The bad news for the global economy that has been coming out of New York City has been good news for those looking to buy apartments in the city’ real estate market. Long a seller’s market, the recent downturn has finally given buyers a chance at finding apartments at more reasonable prices, and on less onerous terms.

The credit crunch has curtailed demand in more ways than just reducing the financial sector’s employment levels, though. More importantly, it has become considerably more difficult to find loans without a near-perfect credit score.

Indeed, even those with perfect credit histories have been turned down just because their credit histories aren’t long enough. This practice is especially prevalent in New York City banks.

For those who already own, it has become exceptionally difficult to use their current home as collateral for a new mortgage without having already sold it.

Co-op boards have similar standards. Many are even more stringent than the banks. The co-op boards have saved the city from the considerable economic harm resulting from the subprime crisis by effectively erecting a second, private layer of regulation on top of the federal guidelines that “missed” the subprime problem. (“Missed” is put in quotes here as it was a regulation that was intentionally overturned in 2000.)

Now, however, the co-ops are harming the city’s economy by denying many potential buyers who have a perfectly valid credit history and collateral. By demanding they sell their homes first, they have effectively trapped some buyers in their current homes.

A particular source of harm for many potential buyer’s credit score is credit cards sold by gasoline companies. These often have meager limits. Banks are wary of credit card users who are beyond 35% of their total credit limit. So, even if you have never passed your threshold, cards with meager limits can make you look less attractive vis-a-vis mortgage applications.

For younger buyers, banks are now in the practice of requiring full financial disclosure from parents that act as co-signers.
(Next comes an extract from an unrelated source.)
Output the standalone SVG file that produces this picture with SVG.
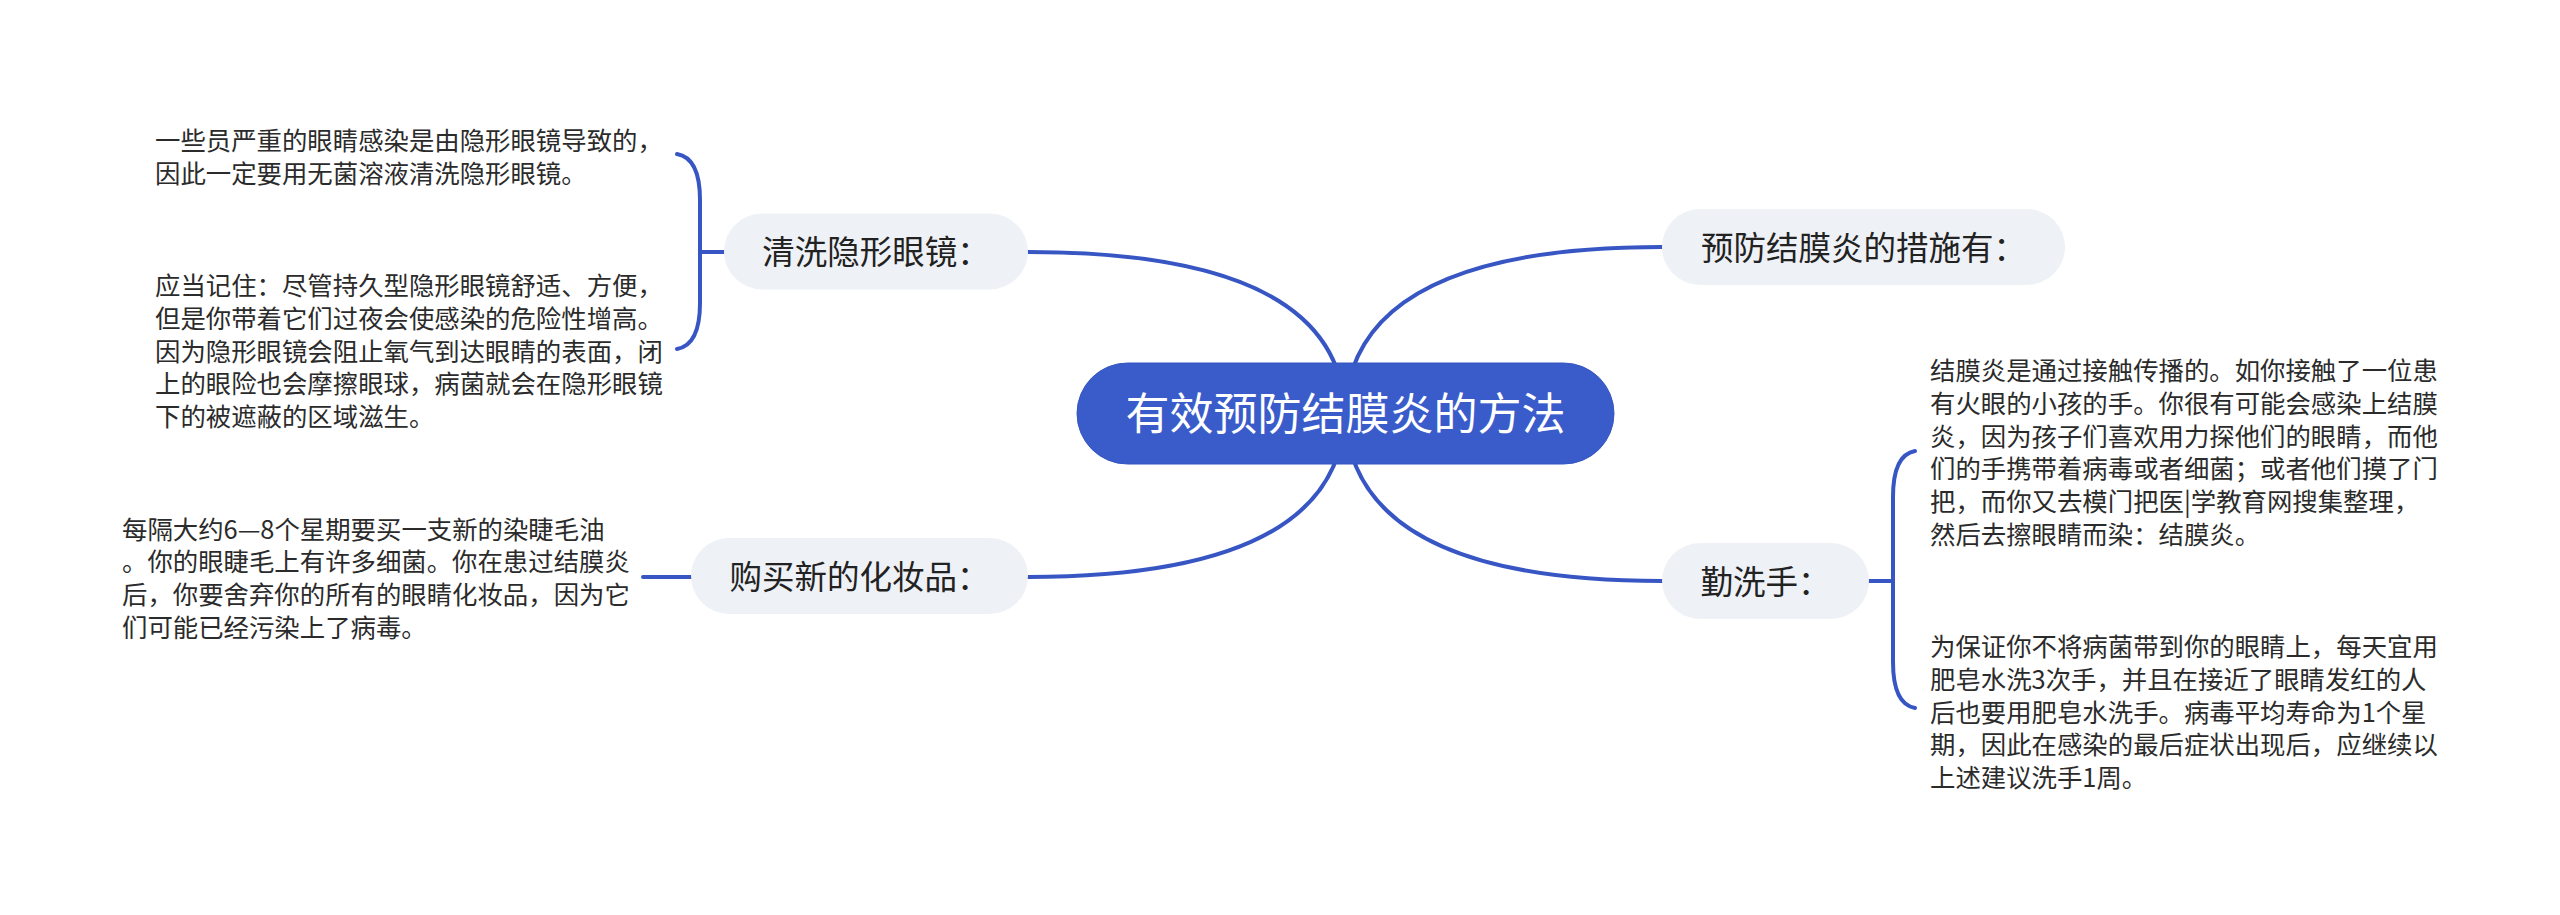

Fortunately, it seems likely that prices are not going to hit bottom for a considerable amount of time. The third quarter numbers will be fascinating, but they won’t tell us much about the full impact of the recent credit freeze that began with the bankruptcy of Lehman Brothers.

As the federal government spends around a trillion dollars in what amounts to a socialization of financial risk for the world’s wealthiest citizens, it won’t be until the end of the year numbers come in that we will be able to tell if the market is really in a free fall, or if the adjustment within the city’s lines will be milder.